*

  • 1987 yapımı olan michel khleifi filmi, israil işgali altındaki bir köyde yapılacak bir düğün etrafında gelişir. daha önce düzenlenen gösteriler sebebiyle bölgede sıkıyönetim ilan edilmiş, düğün için izin ancak israilli askerî valinin de düğüne katılması şartıyla alınabilmiştir. aslı celile'de düğündür fakat dilimize "galile'de düğün" olarak çevrilmiştir.
  • 1987'de altın istiridye'yi kazanmış filmdir.
  • toplumsal gerçekçiliğin güzel örneklerinden olan bir filmdir.

    sık sık dile getirdiğim bir husus var: toplumsal gerçekçilik filmlerimizde ve dizilerimizde uzun zamandır görülmeyen bir şey. 2000'lerin başlarından itibaren terk ettiğimiz, unuttuğumuz ve yitirdiğimiz bir olgu. aklı başında olanlar neden 1970'lerin başta hababam sınıfı filmleri olmak üzere çoğu filmi çok beğeniyor? yanıtı basit: gerçekçi ve samimi oldukları için. işte bu bahsedeceğim film de bütün gücünü buradan alıyor. bizde 1960'larda, o dönemde dünyayı kasıp kavuran gerçekçi sinemalarının da etkisiyle, çok başarılı şekilde kotarılmış filmler var. bu tarz sinema 1980'lerin sonlarına dek sürdü, 1990'larda iyice yavaşladı, şu anda gelinen nokta kepazelikten başka bir şey değil. yapılan işlerin çok büyük çoğunluğu samimiyetten ve hakikatten uzak. buna holivudun fantastik ve tümüyle gerçek dışı sinema anlayışını da ekleyin, ortaya hayallerde yaşayan, beyni pelteleşmiş seyirci kitlesi çıkıyor. bu kitlenin sinema diye bildiği şey kandırmaca, hokkabazlık ve gerçek-dışı (sürreal demiyorum bakın ama çok başka bir şey) bir bulamaç.

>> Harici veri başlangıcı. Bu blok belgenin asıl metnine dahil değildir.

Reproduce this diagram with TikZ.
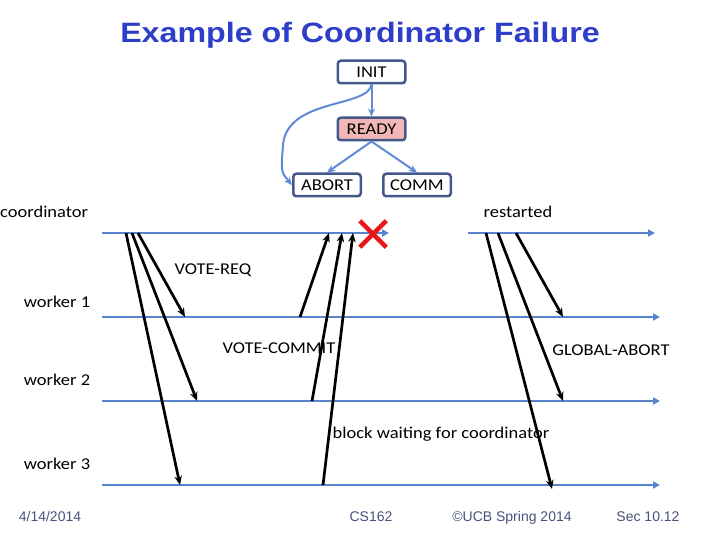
\documentclass[tikz,border=0pt]{standalone}
\usepackage{fontspec}
\setmainfont{Carlito}[FakeStretch=1.12]
\newfontfamily\titlefont{Liberation Sans}[FakeStretch=1.15]
\newfontfamily\footfont{Liberation Sans}
\usetikzlibrary{arrows.meta,shapes.misc}
\definecolor{titleblue}{RGB}{45,62,200}
\definecolor{stateborder}{RGB}{68,88,138}
\definecolor{readypink}{RGB}{242,182,182}
\definecolor{statearrow}{RGB}{95,138,215}
\definecolor{lineblue}{RGB}{88,132,205}
\definecolor{footgray}{RGB}{72,82,122}
\definecolor{crossred}{RGB}{232,22,22}
\newcommand\lblsize{\fontsize{16.5}{19}\selectfont}

\begin{document}
\begin{tikzpicture}[x=1pt, y=-1pt,
  st/.style={draw=stateborder, line width=2.5pt, rounded corners=3pt, fill=white,
             minimum width=67.5pt, minimum height=22.5pt, inner sep=0pt, font=\lblsize},
  lbl/.style={inner sep=0pt, font=\lblsize},
  tl/.style={draw=lineblue, line width=2pt, -{Triangle[length=7pt,width=7pt]}},
  sarr/.style={draw=statearrow, line width=2pt, -{Stealth[length=8pt,width=7pt]}},
  msg/.style={line width=2.7pt, -{Stealth[length=9pt,width=7.5pt]}},
  ft/.style={inner sep=0pt, anchor=base, text=footgray, font=\footfont\fontsize{14}{16}\selectfont}
]
  \useasboundingbox (0,0) rectangle (720,540);
  \node[text=titleblue, font=\titlefont\bfseries\fontsize{28}{32}\selectfont] (title) at (360,35)
    {Example of Coordinator Failure};

  \node[st] (init)  at (371.5,72)  {INIT};
  \node[st, fill=readypink] (ready) at (371.5,129) {READY};
  \node[st] (abort) at (327,185)   {ABORT};
  \node[st] (comm)  at (417,185)   {COMM};
  \draw[sarr] (init) -- (ready);
  \draw[sarr] (ready.south) -- (abort.north); \draw[sarr] (ready.south) -- (comm.north);
  \draw[sarr] (init.south) .. controls (368,108) and (287,98) .. (283,145)
    .. controls (281,172) .. (abort.west);

  \coordinate (co-s) at (102,233); \coordinate (co-e) at (389,233);
  \coordinate (re-s) at (468,233); \coordinate (re-e) at (655,233);
  \draw[tl] (co-s) -- (co-e); \draw[tl] (re-s) -- (re-e);
  \foreach \w/\y in {1/317,2/401,3/485} {
    \coordinate (w\w-s) at (102,\y); \coordinate (w\w-e) at (660,\y);
    \draw[tl] (w\w-s) -- (w\w-e);
  }

  \node[lbl, anchor=west] (coord) at (0,212) {coordinator};
  \node[lbl] (restart) at (518,212) {restarted};
  \node[lbl] (w1) at (57,302) {worker 1};
  \node[lbl] (w2) at (57,380) {worker 2};
  \node[lbl] (w3) at (57,464) {worker 3};
  \node[lbl] (vreq)  at (213,270) {VOTE-REQ};
  \node[lbl] (vcom)  at (279,348) {VOTE-COMMIT};
  \node[lbl] (gabort) at (611,350) {GLOBAL-ABORT};
  \node[lbl] (block) at (441,434) {block waiting for coordinator};

  \foreach \n/\sx/\ex/\ey in {a/126/180/485, b/132/197/401, c/138/185/317} {
    \coordinate (rq\n-s) at (\sx,233); \coordinate (rq\n-e) at (\ex,\ey);
    \draw[msg] (rq\n-s) -- (rq\n-e);
  }
  \foreach \n/\sx/\sy/\ex in {a/300/317/329, b/312/401/342, c/323/485/353} {
    \coordinate (vc\n-s) at (\sx,\sy); \coordinate (vc\n-e) at (\ex,233);
    \draw[msg] (vc\n-s) -- (vc\n-e);
  }
  \foreach \n/\sx/\ex/\ey in {a/486/552/489, b/498/563/401, c/516/563/317} {
    \coordinate (ga\n-s) at (\sx,233); \coordinate (ga\n-e) at (\ex,\ey);
    \draw[msg] (ga\n-s) -- (ga\n-e);
  }

  \node[cross out, draw=crossred, line width=4.5pt, minimum size=22pt, inner sep=0pt] (crash) at (373,234) {};

  \node[ft] (date) at (50,521)  {4/14/2014};
  \node[ft] (course) at (371,521) {CS162};
  \node[ft] (copy) at (512,521) {©UCB Spring 2014};
  \node[ft] (sec)  at (648,521) {Sec 10.12};
\end{tikzpicture}
\end{document}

    gelelim filmimizin konusuna: israil işgali altındaki bir filistin köyündeyiz. oğlunu evlendirmek isteyen muhtar, israilli askeri yöneticiden izin koparmaya çalışmaktadır. köyün isyancıları besleyen ve destekleyen bir köy olması nedeniyle askeri yönetici izin vermeye sıcak bakmıyordur. başka bir yöneticinin akıl vermesiyle muhtarın isteğini kabul eder, bir şartı vardır: askeri yöneticilerden bir ekip ve bir miktar asker ile düğüne gelip katılacak, hem düğün misafiri olacak hem de gelişmeleri takip edecektir. tabii köyde de kendilerini hoş karşılamayacak bir grup vardır. olaylar gelişir. bu coğrafyada geçen ve düğün temelinde gelişen olayları anlatan benzer başka filmler de izledim, bu film de bu konseptteki en iyi örneklerden birisi.

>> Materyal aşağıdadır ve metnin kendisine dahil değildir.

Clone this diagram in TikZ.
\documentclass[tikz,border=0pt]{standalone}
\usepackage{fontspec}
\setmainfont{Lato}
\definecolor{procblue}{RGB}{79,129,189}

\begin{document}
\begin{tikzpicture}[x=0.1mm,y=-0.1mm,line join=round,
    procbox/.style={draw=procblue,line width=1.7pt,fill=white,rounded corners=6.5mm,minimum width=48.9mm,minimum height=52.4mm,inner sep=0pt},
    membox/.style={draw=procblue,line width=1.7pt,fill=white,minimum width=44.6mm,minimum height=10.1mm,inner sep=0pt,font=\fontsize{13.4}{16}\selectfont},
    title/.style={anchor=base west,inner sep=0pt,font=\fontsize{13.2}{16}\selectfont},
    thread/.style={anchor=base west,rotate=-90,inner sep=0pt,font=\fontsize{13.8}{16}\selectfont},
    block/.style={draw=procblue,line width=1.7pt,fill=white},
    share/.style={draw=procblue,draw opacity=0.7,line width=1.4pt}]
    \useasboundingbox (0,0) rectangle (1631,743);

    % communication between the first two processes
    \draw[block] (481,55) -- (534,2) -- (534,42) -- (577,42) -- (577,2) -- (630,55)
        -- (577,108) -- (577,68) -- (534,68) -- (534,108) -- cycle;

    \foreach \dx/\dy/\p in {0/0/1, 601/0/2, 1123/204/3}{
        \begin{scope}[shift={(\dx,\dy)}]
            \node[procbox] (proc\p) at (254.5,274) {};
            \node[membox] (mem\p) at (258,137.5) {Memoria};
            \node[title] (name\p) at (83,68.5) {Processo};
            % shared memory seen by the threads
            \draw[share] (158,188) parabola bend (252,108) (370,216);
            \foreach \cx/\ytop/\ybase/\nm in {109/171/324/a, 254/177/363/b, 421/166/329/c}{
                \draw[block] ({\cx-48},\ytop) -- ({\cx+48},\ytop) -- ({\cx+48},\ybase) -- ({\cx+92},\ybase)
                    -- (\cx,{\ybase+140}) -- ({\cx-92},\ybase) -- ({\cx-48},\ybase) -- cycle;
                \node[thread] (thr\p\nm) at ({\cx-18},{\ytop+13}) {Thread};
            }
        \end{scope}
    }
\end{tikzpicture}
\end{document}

    filmde türklerin bahsi çok geçiyor. züğürt ağa filmindeki dedenin bir benzeri var filmde ve çok şeker bir ihtiyar. sürekli türklerin bu topraklarda olduğunu dönemlerden bahsediyor ve zaman zaman türkçe şarkılar söylüyor. duyduğunuzda epey şaşıracaksınız. başka pek çok melodi de kulağınıza tanıdık gelecek.

    fantastik ve tümüyle hayal dünyasından oluşan filmlerden biraz olsun uzaklaşmak istiyorsanız ya da gerçeği, sadece gerçeği arıyorsanız bu toplumsal gerçeklikten nasibini fazlasıyla almış filmi izleyin derim.

    ha unutmadan, filmin ismindeki jalil'in bizde karşılığı var: celile. bunu jalil şeklinde bıraktığınız an anglosakson yazıma kendinizi tümüyle teslim etmiş oluyorsunuz, yapmayın, etmeyin. bu gözler yapılan çevirilerde damascus'u olduğu gibi bırakan gözler gördü. cahillik kötü bir şey.